Fyre Festival creator has put together team to ‘come up with ideas’ for new entertainment ventures after early prison release

NEW YORK — Billy McFarland is all fyred up.

The creator of the infamous 2017 Fyre Festival is ready to rise from the ashes after a four-year stint in federal prison — and his plans might involve another entertainment venture.

The 30-year-old disgraced promoter “has put together a team of professionals to brainstorm and come up with ideas in entertainment and other avenues to generate income,” his attorney, Jason Russo, said, according to The Guardian.

In October 2018, McFarland was sentenced to six years behind bars over fraud charges for his role in organizing the disastrous, and aborted, music festival in the Bahamas. During his sentencing at Manhattan Federal Court, U.S. District Judge Naomi Buchwald called him a “serial fraudster” whose “fraud — like a circle — has no end.”

McFarland was serving his sentence at a federal prison in Milan, Michigan.

Earlier this week, several news outlets reported that McFarland had been released early from federal custody. He was moved into a halfway house in New York on Wednesday, his lawyer told USA Today.

Halfway houses, also known as residential reentry centers, are designed to “help inmates rebuild their ties to the community and reduce the likelihood that they will recidivate.”

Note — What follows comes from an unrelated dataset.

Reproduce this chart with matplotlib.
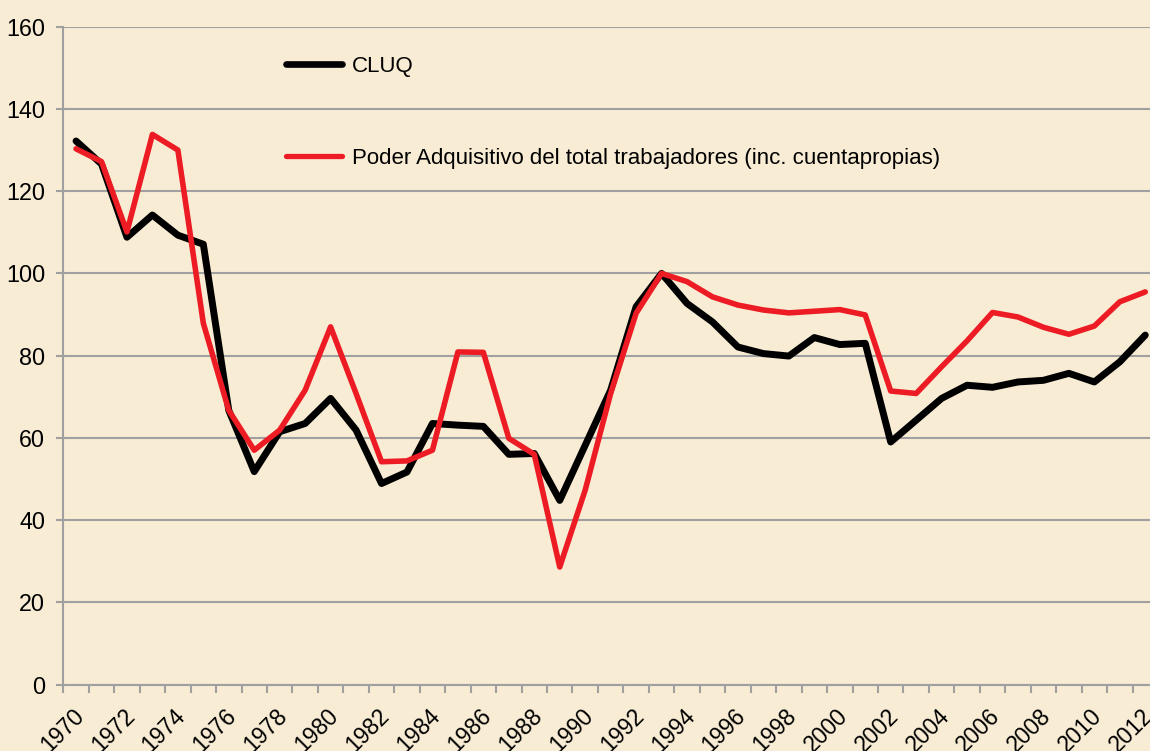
import matplotlib
matplotlib.use("Agg")
import matplotlib.pyplot as plt
import matplotlib.transforms as mtrans
from matplotlib.lines import Line2D
import numpy as np

years = list(range(1970, 2013))
cluq = [132.2, 126.6, 108.8, 114.2, 109.3, 107.1, 66.7, 51.8, 61.5, 63.5,
        69.6, 61.9, 48.9, 51.7, 63.5, 63.1, 62.8, 56.0, 56.2, 44.8,
        58.2, 71.6, 91.9, 100.0, 92.7, 88.2, 82.1, 80.5, 79.9, 84.4,
        82.7, 83.0, 59.0, 64.3, 69.6, 72.8, 72.3, 73.6, 74.0, 75.7,
        73.6, 78.5, 85.0]
poder = [130.3, 127.2, 110.1, 133.8, 130.0, 87.9, 66.7, 57.0, 61.9, 71.6,
         87.0, 70.8, 54.2, 54.4, 57.0, 80.9, 80.8, 59.9, 56.0, 28.6,
         47.3, 70.8, 90.3, 100.0, 98.0, 94.3, 92.3, 91.1, 90.4, 90.8,
         91.2, 89.9, 71.4, 70.8, 77.3, 83.6, 90.5, 89.4, 86.9, 85.2,
         87.2, 93.1, 95.5]
yticks = [0, 20, 40, 60, 80, 100, 120, 140, 160]
label_cluq = "CLUQ"
label_poder = "Poder Adquisitivo del total trabajadores (inc. cuentapropias)"

BG = "#F8ECD4"
RED = "#ED1C24"
GRID = "#A0A0A0"
W, H = 1150, 751
FONT = ["Liberation Sans", "DejaVu Sans"]

fig = plt.figure(figsize=(W / 100, H / 100), dpi=100, facecolor=BG)
left_px, right_px, top_px, bot_px = 63.3, 1158.0, 26.7, 684.6
ax = fig.add_axes([left_px / W, 1 - bot_px / H, (right_px - left_px) / W, (bot_px - top_px) / H])
ax.set_facecolor(BG)

x = np.arange(len(years))
ax.plot(x, cluq, color="black", lw=5.0, solid_joinstyle="round", solid_capstyle="round", zorder=3)
ax.plot(x, poder, color=RED, lw=4.0, solid_joinstyle="round", solid_capstyle="round", zorder=4)

ax.set_xlim(-0.5, len(years) - 0.5)
ax.set_ylim(0, 160)

ax.set_yticks(yticks)
ax.set_yticklabels([str(v) for v in yticks], family=FONT, fontsize=16.8)
ax.yaxis.grid(True, color=GRID, lw=1.5)
ax.set_axisbelow(True)
ax.tick_params(axis="y", length=5, width=1.5, color=GRID, pad=8)

ax.set_xticks(np.arange(-0.5, len(years), 1.0), minor=True)
ax.set_xticks(x[::2])
ax.set_xticklabels([str(y) for y in years[::2]], rotation=45, ha="right", va="top",
                   rotation_mode="anchor", family=FONT, fontsize=16.5)
ax.tick_params(axis="x", which="major", length=0, pad=14)
ax.tick_params(axis="x", which="minor", length=6, width=1.5, color=GRID)
offset = mtrans.ScaledTranslation(-4 / 100, 0, fig.dpi_scale_trans)
for lab in ax.get_xticklabels():
    lab.set_transform(lab.get_transform() + offset)

for s in ["top", "right"]:
    ax.spines[s].set_visible(False)
for s in ["left", "bottom"]:
    ax.spines[s].set_color(GRID)
    ax.spines[s].set_linewidth(1.5)

handles = [Line2D([], [], color="black", lw=4.8, solid_capstyle="round"),
           Line2D([], [], color=RED, lw=3.8, solid_capstyle="round")]
fig.legend(handles, [label_cluq, label_poder], loc="upper left",
           bbox_to_anchor=(286 / W, 1 - 56 / H), frameon=False,
           prop={"family": FONT, "size": 16.0},
           handlelength=2.5, handletextpad=0.48, labelspacing=3.2,
           borderpad=0, borderaxespad=0)

fig.savefig("out.png", dpi=100, facecolor=BG)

Inmates are allowed to leave the facility to work, seek counseling, visit others, and similar activities, as long as they are approved to do so.

McFarland is set to be released on Aug. 30, according to the Federal Bureau of Prisons.

According to his lawyer, the disgraced promoter now wants to be able to pay back the $26 million he was ordered to reimburse investors of the failed festival.

“His sole priority and focus is how can he make these people whole and get their money back for them,” Russo said. “That’s what he’s been focusing on.”

McFarland is “relieved to be out and be done with the incarceration part of his sentence” — and also “looking forward to reuniting with and seeing his family and truly just focusing on his efforts to get this enormous amount of restitution paid,” according to Russo.